Very interesting to note that during her last days of pregnancy, Teresa became extremely dark in color, of a deep brown that almost resembles a bull. This is even more evident as she wasn’t a particularly dark female. Must be a physiological response resulting from hormonal changes, prior to calving.
Also noteworthy the fact that the first calf, the young male Mercury, is now turning very dark in color and at a very young age, under 2 years old. He seems to be very precocious, with impressive horns for a yearling, and already darker in color than most of the herd females. Maybe the lack of competition stimulates young males to develop faster?
Going in opposite direction are the castrated hybrid bulls, particularly the mature ones, which in a few months since castration have passed from an attractive dark golden-brown coloration, to a dominant pale-roanish color, mimicking now almost in perfection the color pattern of the female hybrids! Again, reflecting serious hormonal changes – testosterone has been proved to enhance the darker coloration on sable.

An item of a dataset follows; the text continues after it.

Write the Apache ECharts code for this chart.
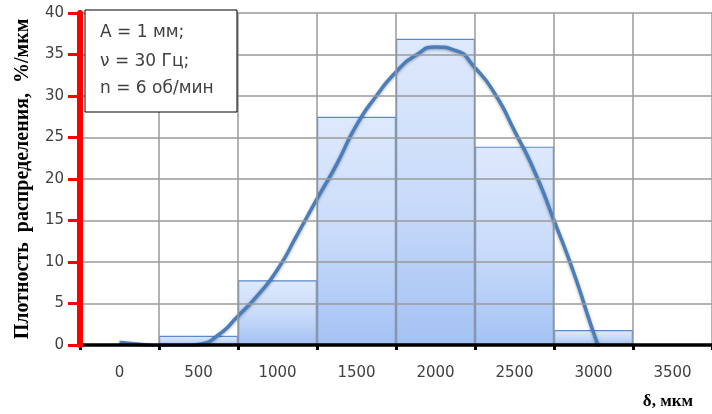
<!DOCTYPE html>
<html>
<head>
<meta charset="utf-8">
<script src="https://cdn.jsdelivr.net/npm/echarts@6/dist/echarts.min.js"></script>
<style>
  html, body { margin: 0; padding: 0; background: #fff; }
  #chart { width: 712px; height: 414px; }
</style>
</head>
<body>
<div id="chart"></div>
<script>
// категории (центры интервалов), мкм
var categories = ['0', '500', '1000', '1500', '2000', '2500', '3000', '3500'];
// гистограмма, %/мкм ('-' = пустой интервал)
var barValues = ['-', 1.1, 7.8, 27.5, 36.9, 23.9, 1.8, '-'];
// аппроксимирующая кривая: положение (мкм) и плотность
var curveX = [0, 125, 250, 375, 500, 625, 750, 875, 1000, 1125, 1250, 1375, 1500, 1625, 1750, 1875, 2000, 2125, 2250, 2375, 2500, 2625, 2750, 2875, 3000, 3125];
var curveY = [0.3, 0.1, -0.15, -0.2, 0.05, 1.2, 3.5, 6.0, 9.1, 13.3, 17.6, 21.8, 26.5, 30.0, 32.9, 34.9, 35.9, 35.5, 33.4, 30.3, 25.8, 21.0, 15.0, 8.7, 1.5, -5];
var yTicks = [0, 40, 5];

var curve = [];
for (var i = 0; i < curveX.length; i++) {
    curve.push([curveX[i], curveY[i]]);
}

var chart = echarts.init(document.getElementById('chart'));

var option = {
    animation: false,
    grid: { left: 80, right: 0, top: 13, bottom: 69 },
    xAxis: [
        {
            type: 'category',
            data: categories,
            boundaryGap: true,
            z: 6,
            axisLine: { show: true, lineStyle: { color: '#000', width: 3.5 } },
            axisTick: { show: true, length: 5, lineStyle: { color: '#000', width: 3 } },
            axisLabel: { color: '#404040', fontSize: 15, fontFamily: 'DejaVu Sans', margin: 21 },
            splitLine: { show: true, lineStyle: { color: '#9a9a9a', width: 1.5 } }
        },
        {
            // шкала для кривой: края интервалов -250 ... 3750 мкм
            type: 'value',
            min: -250,
            max: 3750,
            show: false
        }
    ],
    yAxis: {
        type: 'value',
        position: 'left',
        min: yTicks[0],
        max: yTicks[1],
        interval: yTicks[2],
        z: 7,
        axisLine: { show: true, onZero: false, lineStyle: { color: '#ff0000', width: 6 } },
        axisTick: { show: true, inside: false, length: 12, lineStyle: { color: '#ff0000', width: 3 } },
        axisLabel: { color: '#404040', fontSize: 15, fontFamily: 'DejaVu Sans', margin: 16 },
        splitLine: { show: true, showMinLine: false, lineStyle: { color: '#9a9a9a', width: 1.5 } }
    },
    series: [
        {
            type: 'bar',
            data: barValues,
            barWidth: '100%',
            barGap: '0%',
            itemStyle: {
                borderColor: '#5b8ac6',
                borderWidth: 1.2,
                color: new echarts.graphic.LinearGradient(0, 0, 0, 1, [
                    { offset: 0, color: '#dee9fc' },
                    { offset: 0.5, color: '#cadcfa' },
                    { offset: 1, color: '#a4c2f4' }
                ])
            },
            z: 2
        },
        {
            type: 'line',
            xAxisIndex: 1,
            data: curve,
            smooth: 0.6,
            symbol: 'none',
            clip: true,
            lineStyle: {
                color: '#4a7ebb',
                width: 3.5,
                shadowBlur: 3,
                shadowColor: 'rgba(0,0,0,0.35)',
                shadowOffsetY: 1
            },
            z: 3
        }
    ],
    graphic: [
        {
            type: 'rect',
            shape: { x: 85, y: 10, width: 152, height: 102 },
            style: { fill: '#fff', stroke: '#000', lineWidth: 1 },
            z: 10
        },
        {
            type: 'text',
            x: 100, y: 33,
            style: { text: 'A = 1 мм;', font: '17px "DejaVu Sans"', fill: '#404040', textVerticalAlign: 'middle' },
            z: 11
        },
        {
            type: 'text',
            x: 100, y: 62,
            style: { text: 'ν = 30 Гц;', font: '17px "DejaVu Sans"', fill: '#404040', textVerticalAlign: 'middle' },
            z: 11
        },
        {
            type: 'text',
            x: 100, y: 89,
            style: { text: 'n = 6 об/мин', font: '17px "DejaVu Sans"', fill: '#404040', textVerticalAlign: 'middle' },
            z: 11
        },
        {
            type: 'text',
            x: 23, y: 179,
            rotation: Math.PI / 2,
            style: {
                text: 'Плотность  распределения,  %/мкм',
                font: 'bold 20px "Liberation Serif"',
                fill: '#000',
                textAlign: 'center',
                textVerticalAlign: 'middle'
            },
            z: 11
        },
        {
            type: 'text',
            x: 668, y: 402,
            style: { text: 'δ, мкм', font: 'bold 17px "Liberation Serif"', fill: '#000', textAlign: 'center', textVerticalAlign: 'middle' },
            z: 11
        }
    ]
};

chart.setOption(option);
</script>
</body>
</html>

Outside of the sanctuary Ivan has been regularly visiting the salt licks, although mostly at night, while patrolling his new territory. And on January 1st he showed up accompanied by Joana (the old female that had escaped the fenced sanctuary in 2009), thus confirming our suspicions. On the other hand, we saw none of two young females that escaped the sanctuary following Ivan, and at this point it is unknown if they have teamed up with Joana, or wondered off on their own. Best wishes, Pedro.